First Selectman Rob Simmons and other supporters called the proposal a wonderful opportunity for the town to acquire waterfront land along the Mystic River for a public park, improve public access to the water and the town’s quality of life while providing a home for the high school crew team.

“If we don’t buy this land, there won’t be another opportunity for the town to acquire land on the Mystic River,” crew coach Mike O’Neill told the crowd, who applauded his remarks. “If we don’t buy it, someone else will.”

If that occurs, he said, it would be developed for condominiums or a marina.

Mystic Seaport President Steve White told the crowd that the town’s identity is wrapped up in the Mystic River.

“We have a responsibility to create this park and give the crew team the permanent home it deserves," he said.

Resident Nick Kepple, whose three daughters rowed for the high school team and in college, said the team provides students who might otherwise not do so a chance to play a varsity sport.

“We have lost multiple opportunities to acquire waterfront property in the past, Quanaduck Cove and the airport property, and I hope we don’t lose this,” he said.

Resident Scott Bates, who chairs the Connecticut Port Authority, said he has been up and down the state coastline where he said public access to the water is diminishing. He said the park is an opportunity to preserve water access for the town.

Some residents were unhappy that the Board of Selectmen held a town meeting vote on the project instead of an all-day referendum.

Resident Tom Fiore said the $2.2 million is a serious expenditure of money and should have gone to a referendum.
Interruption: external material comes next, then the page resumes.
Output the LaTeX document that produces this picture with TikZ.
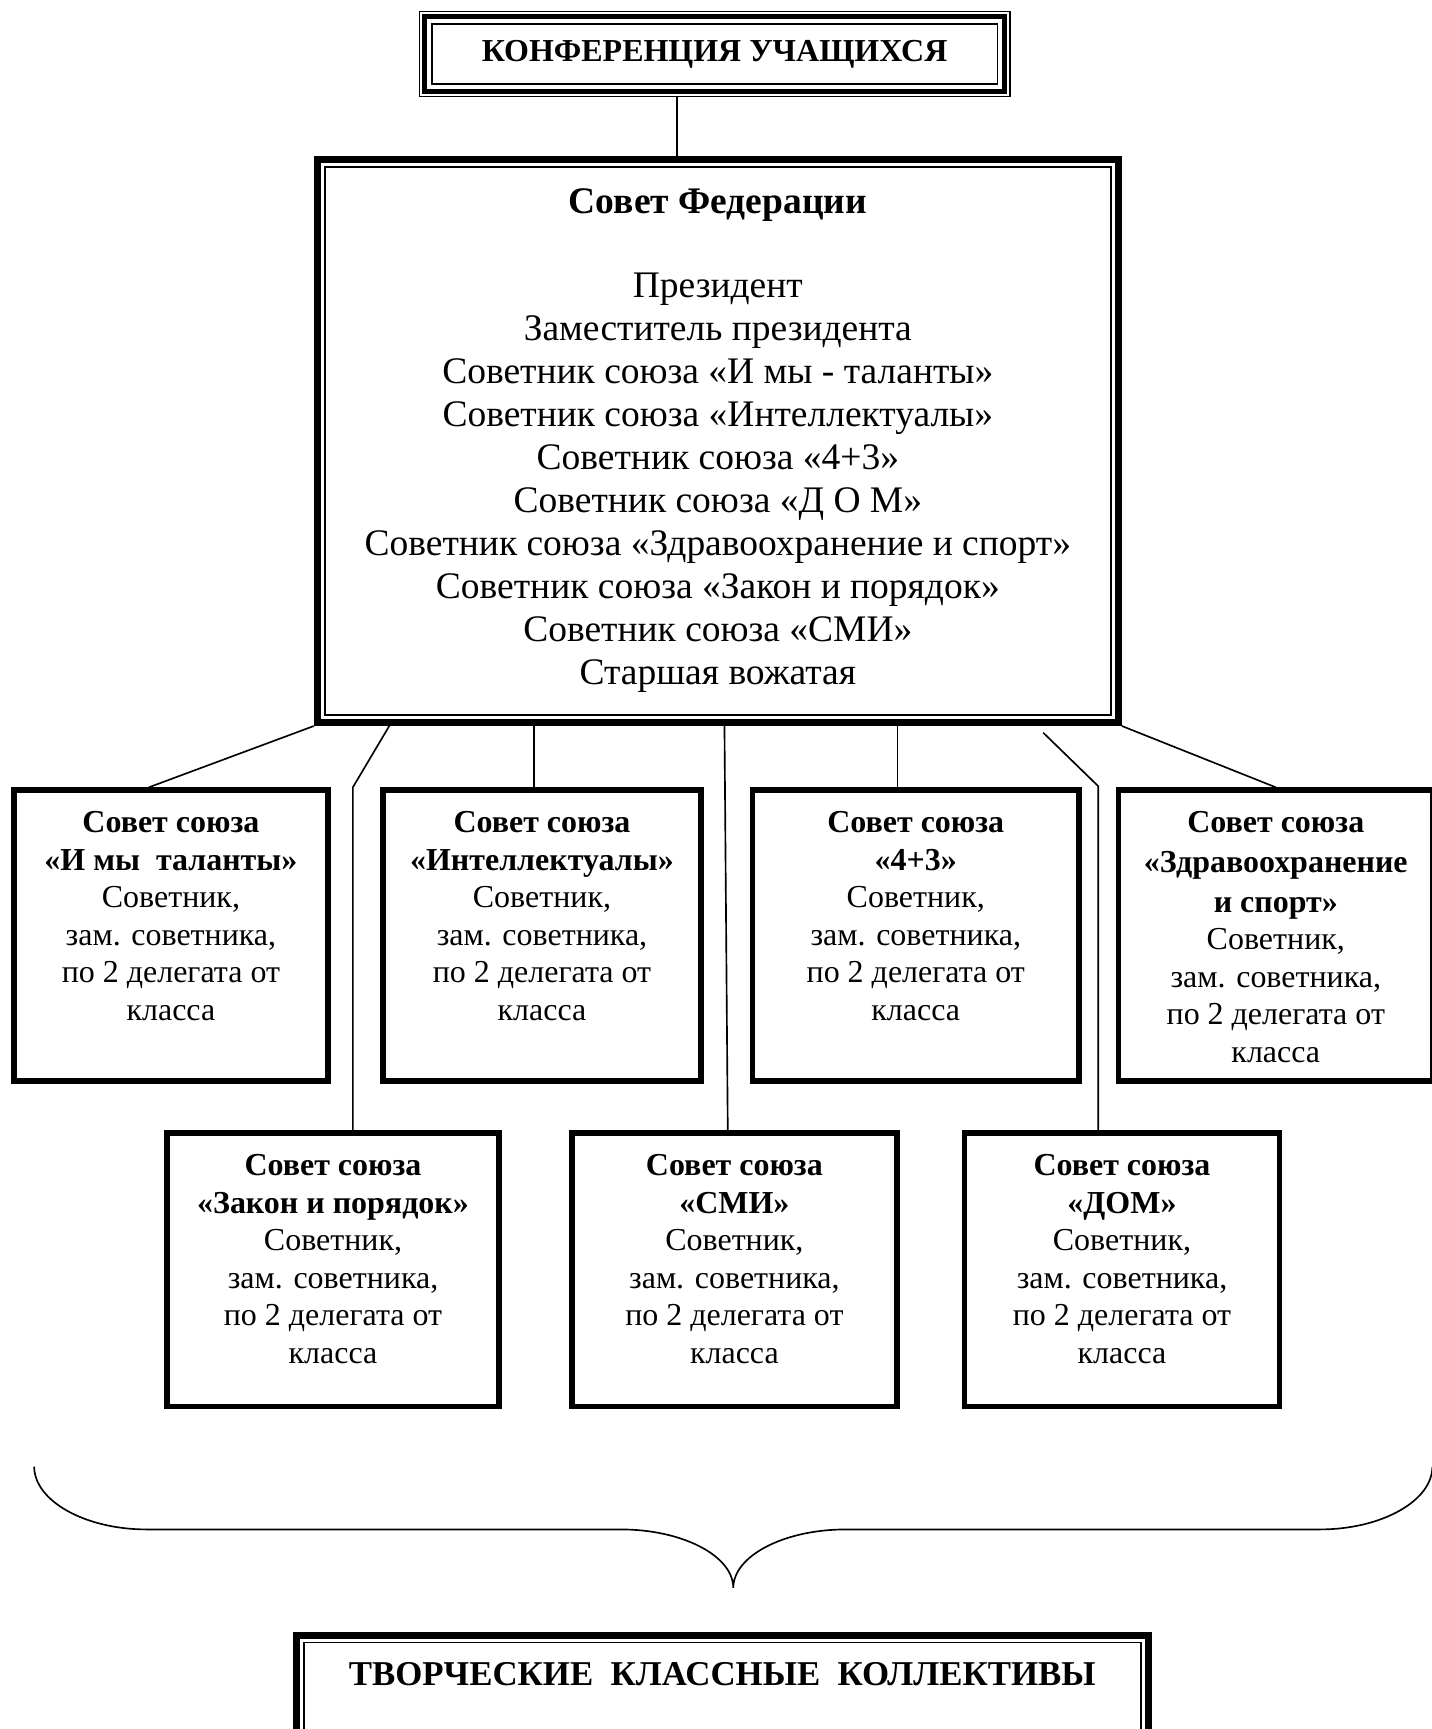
\documentclass[tikz,border=0pt]{standalone}
\usepackage{fontspec}
\setmainfont{Liberation Serif}
\usetikzlibrary{calc}
\begin{document}
\begin{tikzpicture}[x=0.5pt,y=-0.5pt]
\tikzset{
  ubox/.style={draw, line width=2.5pt, inner sep=0pt},
  utext/.style={align=center, inner sep=0pt, anchor=north, font=\fontsize{14.5pt}{17pt}\selectfont},
  conn/.style={line width=0.75pt},
  frame/.style={draw=none, inner sep=0pt},
  thickline/.style={line width=3.2pt},
  thinline/.style={line width=0.8pt},
}
\useasboundingbox (0,0) rectangle (1298,1568);

% top box
\node[frame, minimum width=268pt, minimum height=39pt] (conf) at (648,49) {};
\draw[line width=0.8pt] ([shift={(0.8,0.8)}]conf.north west) rectangle ([shift={(-0.8,-0.8)}]conf.south east);
\draw[line width=2.2pt] ([shift={(5.2,5.2)}]conf.north west) rectangle ([shift={(-5.2,-5.2)}]conf.south east);
\draw[line width=0.7pt] ([shift={(12,12)}]conf.north west) rectangle ([shift={(-12,-12)}]conf.south east);
\node[inner sep=0pt, font=\fontsize{14.5pt}{17pt}\selectfont\bfseries] (conft) at (648,49) {КОНФЕРЕНЦИЯ УЧАЩИХСЯ};

% federation council
\node[frame, minimum width=366pt, minimum height=258pt] (fed) at (651,400) {};
\draw[thickline] ([shift={(3.2,3.2)}]fed.north west) rectangle ([shift={(-3.2,-3.2)}]fed.south east);
\draw[thinline] ([shift={(10,10)}]fed.north west) rectangle ([shift={(-10,-10)}]fed.south east);
\node[align=center, inner sep=0pt, anchor=north, font=\fontsize{17pt}{19.5pt}\selectfont] (fedt) at (651,171)
 {\textbf{Совет Федерации}\\[18.5pt]
  Президент\\
  Заместитель президента\\
  Советник союза «И мы - таланты»\\
  Советник союза «Интеллектуалы»\\
  Советник союза «4+3»\\
  Советник союза «Д О М»\\
  Советник союза «Здравоохранение и спорт»\\
  Советник союза «Закон и порядок»\\
  Советник союза «СМИ»\\
  Старшая вожатая};

% row 1
\node[ubox, minimum width=142.5pt, minimum height=132pt] (A) at (155,848.5) {};
\node[ubox, minimum width=144pt, minimum height=132pt] (B) at (491.5,848.5) {};
\node[ubox, minimum width=148pt, minimum height=132pt] (C) at (830.5,848.5) {};
\node[ubox, minimum width=142.5pt, minimum height=132pt] (D) at (1157,848.5) {};
% row 2
\node[ubox, minimum width=150.5pt, minimum height=124pt] (E) at (302,1151.5) {};
\node[ubox, minimum width=147.5pt, minimum height=124pt] (F) at (666,1151.5) {};
\node[ubox, minimum width=143pt, minimum height=124pt] (G) at (1017.5,1151.5) {};

\node[utext] (At) at ([yshift=-10.8pt]A.north) {\textbf{Совет союза}\\\textbf{«И мы~ таланты»}\\Советник,\\зам. советника,\\по 2 делегата от\\класса};
\node[utext] (Bt) at ([yshift=-10.8pt]B.north) {\textbf{Совет союза}\\\textbf{«Интеллектуалы»}\\Советник,\\зам. советника,\\по 2 делегата от\\класса};
\node[utext] (Ct) at ([yshift=-10.8pt]C.north) {\textbf{Совет союза}\\\textbf{«4+3»}\\Советник,\\зам. советника,\\по 2 делегата от\\класса};
\node[utext] (Dt) at ([yshift=-10.8pt]D.north) {\textbf{Совет союза}\\[1pt]\textbf{«Здравоохранение}\\[1pt]\textbf{и спорт»}\\Советник,\\зам. советника,\\по 2 делегата от\\класса};
\node[utext] (Et) at ([yshift=-10.8pt]E.north) {\textbf{Совет союза}\\\textbf{«Закон и порядок»}\\Советник,\\зам. советника,\\по 2 делегата от\\класса};
\node[utext] (Ft) at ([yshift=-10.8pt]F.north) {\textbf{Совет союза}\\\textbf{«СМИ»}\\Советник,\\зам. советника,\\по 2 делегата от\\класса};
\node[utext] (Gt) at ([yshift=-10.8pt]G.north) {\textbf{Совет союза}\\\textbf{«ДОМ»}\\Советник,\\зам. советника,\\по 2 делегата от\\класса};

% bottom box
\node[frame, minimum width=389pt, minimum height=60pt] (tv) at (655,1540) {};
\draw[thickline] ([shift={(3.2,3.2)}]tv.north west) rectangle ([shift={(-3.2,-3.2)}]tv.south east);
\draw[thinline] ([shift={(10,10)}]tv.north west) rectangle ([shift={(-10,-10)}]tv.south east);
\node[inner sep=0pt, font=\fontsize{15.8pt}{19pt}\selectfont\bfseries] (tvt) at (655,1518) {ТВОРЧЕСКИЕ~ КЛАССНЫЕ~ КОЛЛЕКТИВЫ};

% connectors
\draw[conn] ([xshift=-17pt]conf.south) coordinate (t1) -- (t1 |- fed.north);
\draw[conn] (fed.south west) -- ([xshift=-10pt]A.north);
\coordinate (b1) at (320,714);
\draw[conn] ([xshift=-149pt]fed.south) -- (b1) -- (b1 |- E.north);
\draw[conn] ([xshift=-83.5pt]fed.south) coordinate (t3) -- (t3 |- B.north);
\draw[conn] ([xshift=3pt]fed.south) -- ([xshift=-3pt]F.north);
\draw[conn] ([xshift=81.5pt]fed.south) coordinate (t6) -- (t6 |- C.north);
\coordinate (b2) at (996,713);
\draw[conn] ([xshift=147.5pt,yshift=-3pt]fed.south) -- (b2) -- (b2 |- G.north);
\draw[conn] (fed.south east) -- (D.north);

% brace
\draw[conn] (31,1330) .. controls (31,1361) and (77,1387) .. (133,1387) -- (563,1387)
  .. controls (619,1387) and (665,1411) .. (665,1440)
  .. controls (665,1411) and (711,1387) .. (767,1387) -- (1197,1387)
  .. controls (1253,1387) and (1299,1361) .. (1299,1330);
\end{tikzpicture}
\end{document}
He said not having a referendum disenfranchised voters unable to attend the meeting.

Resident Ashley Gillece agreed, urging the town to hold a referendum and avoid any controversy.
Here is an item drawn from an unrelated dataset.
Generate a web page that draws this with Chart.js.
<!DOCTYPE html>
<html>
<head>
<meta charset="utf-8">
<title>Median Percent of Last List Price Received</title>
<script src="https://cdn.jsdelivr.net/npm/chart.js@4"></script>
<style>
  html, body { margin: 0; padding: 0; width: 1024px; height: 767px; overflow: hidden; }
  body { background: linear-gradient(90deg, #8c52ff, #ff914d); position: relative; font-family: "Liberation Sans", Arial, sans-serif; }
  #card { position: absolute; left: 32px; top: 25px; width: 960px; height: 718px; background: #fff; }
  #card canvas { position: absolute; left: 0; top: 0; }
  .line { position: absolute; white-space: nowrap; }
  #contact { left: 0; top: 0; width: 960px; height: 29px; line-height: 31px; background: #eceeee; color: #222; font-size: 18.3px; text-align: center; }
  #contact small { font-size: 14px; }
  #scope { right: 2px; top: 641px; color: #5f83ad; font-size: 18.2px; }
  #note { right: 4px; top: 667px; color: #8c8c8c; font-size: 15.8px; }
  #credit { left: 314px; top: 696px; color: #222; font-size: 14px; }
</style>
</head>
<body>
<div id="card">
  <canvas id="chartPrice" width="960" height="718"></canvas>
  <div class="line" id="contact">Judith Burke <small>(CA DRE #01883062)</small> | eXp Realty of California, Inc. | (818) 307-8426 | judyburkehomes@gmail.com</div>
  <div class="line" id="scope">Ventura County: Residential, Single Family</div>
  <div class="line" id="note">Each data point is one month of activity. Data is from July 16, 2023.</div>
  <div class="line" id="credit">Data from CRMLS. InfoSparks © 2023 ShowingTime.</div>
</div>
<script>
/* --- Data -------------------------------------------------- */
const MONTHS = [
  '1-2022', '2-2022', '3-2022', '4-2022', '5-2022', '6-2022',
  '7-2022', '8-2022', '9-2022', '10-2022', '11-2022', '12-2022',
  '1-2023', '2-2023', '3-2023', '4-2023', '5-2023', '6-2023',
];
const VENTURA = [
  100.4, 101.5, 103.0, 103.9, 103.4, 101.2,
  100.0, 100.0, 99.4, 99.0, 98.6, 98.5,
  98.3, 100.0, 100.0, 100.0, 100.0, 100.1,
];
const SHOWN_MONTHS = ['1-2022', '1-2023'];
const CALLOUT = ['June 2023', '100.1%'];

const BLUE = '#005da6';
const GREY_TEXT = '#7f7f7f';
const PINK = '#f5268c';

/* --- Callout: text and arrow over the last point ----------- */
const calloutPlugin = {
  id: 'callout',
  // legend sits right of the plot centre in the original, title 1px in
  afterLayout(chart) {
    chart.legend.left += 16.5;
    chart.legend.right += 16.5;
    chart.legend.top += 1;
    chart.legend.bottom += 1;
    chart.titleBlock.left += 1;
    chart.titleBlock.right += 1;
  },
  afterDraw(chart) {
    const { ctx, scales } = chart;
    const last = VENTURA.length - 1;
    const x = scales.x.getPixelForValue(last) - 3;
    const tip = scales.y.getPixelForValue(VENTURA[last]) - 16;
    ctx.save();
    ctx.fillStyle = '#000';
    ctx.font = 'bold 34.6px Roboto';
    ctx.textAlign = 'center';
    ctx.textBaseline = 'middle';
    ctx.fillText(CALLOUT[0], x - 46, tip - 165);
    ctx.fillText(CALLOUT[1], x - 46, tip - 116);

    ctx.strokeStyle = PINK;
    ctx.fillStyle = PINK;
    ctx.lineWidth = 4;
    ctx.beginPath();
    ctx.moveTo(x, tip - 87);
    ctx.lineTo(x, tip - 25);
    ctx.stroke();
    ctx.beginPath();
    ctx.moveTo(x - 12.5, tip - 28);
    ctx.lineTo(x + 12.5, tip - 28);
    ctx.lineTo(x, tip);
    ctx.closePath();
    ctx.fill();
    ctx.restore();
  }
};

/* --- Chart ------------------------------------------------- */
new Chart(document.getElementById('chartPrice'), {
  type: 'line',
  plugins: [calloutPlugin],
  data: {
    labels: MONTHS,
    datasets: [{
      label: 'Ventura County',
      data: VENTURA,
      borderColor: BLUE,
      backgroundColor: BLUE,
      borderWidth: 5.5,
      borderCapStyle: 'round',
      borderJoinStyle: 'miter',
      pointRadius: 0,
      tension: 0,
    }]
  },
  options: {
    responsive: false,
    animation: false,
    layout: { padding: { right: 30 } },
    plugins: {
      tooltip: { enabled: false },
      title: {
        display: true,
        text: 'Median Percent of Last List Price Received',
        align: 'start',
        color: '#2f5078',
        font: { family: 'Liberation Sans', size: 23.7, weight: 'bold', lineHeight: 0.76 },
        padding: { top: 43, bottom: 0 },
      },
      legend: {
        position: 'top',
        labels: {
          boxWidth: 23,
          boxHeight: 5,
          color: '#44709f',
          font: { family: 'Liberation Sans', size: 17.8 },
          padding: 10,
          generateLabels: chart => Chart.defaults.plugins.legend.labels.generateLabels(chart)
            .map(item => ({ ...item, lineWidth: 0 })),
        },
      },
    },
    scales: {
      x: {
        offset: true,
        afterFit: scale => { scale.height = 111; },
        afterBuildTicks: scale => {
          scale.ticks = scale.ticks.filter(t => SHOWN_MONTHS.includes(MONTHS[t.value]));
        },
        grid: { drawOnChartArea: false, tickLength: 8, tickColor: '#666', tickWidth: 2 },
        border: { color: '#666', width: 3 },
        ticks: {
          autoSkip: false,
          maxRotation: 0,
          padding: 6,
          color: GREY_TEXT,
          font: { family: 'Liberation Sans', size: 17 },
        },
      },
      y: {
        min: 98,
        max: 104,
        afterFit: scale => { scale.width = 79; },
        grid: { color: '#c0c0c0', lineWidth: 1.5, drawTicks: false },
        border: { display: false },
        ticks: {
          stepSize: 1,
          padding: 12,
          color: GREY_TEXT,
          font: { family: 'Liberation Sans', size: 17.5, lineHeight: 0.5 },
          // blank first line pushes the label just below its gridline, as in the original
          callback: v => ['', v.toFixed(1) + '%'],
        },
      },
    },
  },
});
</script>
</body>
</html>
Simmons has said the project had been well publicized over the past year and there has been little opposition, making the town meeting an appropriate forum for a vote.

The town meeting also avoided the $7,000 cost of a referendum.

The town charter now allows someone to force a referendum vote after a town meeting by submitting a petition with 200 signatures within 10 days of the vote.

Such a petition to overturn the town meeting vote at referendum can be submitted whether the plan is approved or rejected.

Plans call for transforming the 1.5-acre property, located at 123 Greenmanville Ave., just north of Mystic Seaport, into a public park where people can launch kayaks, rowing shells and paddleboards.

It also would be the home of the Stonington High School crew team, which attracts a large number of student athletes each year.

Plans call for purchasing the land, demolishing buildings, capping coal slag contamination and installing landscaping.

The project dramatically would alter the entrance into Mystic, providing sweeping water views where they currently don't exist.

The property is privately owned and blocked from view by fencing and a home.

While the town would pay for the creation of the park, the Friends of Stonington Crew would be responsible for raising money to construct the boathouse and dock.

The team has outgrown its quarters at Mystic Seaport and needs to find a new home.

Simmons has said that if the town bonds the cost over 20 years, it would cost the owner of a median-valued home — one with a $230,000 assessment — a total of $235, or $11.75 a year.

If approved, the park could be ready to open in early 2018.

Simmons has said that the selectmen will now appoint a committee that will design detailed plans for the park with input from residents and the state.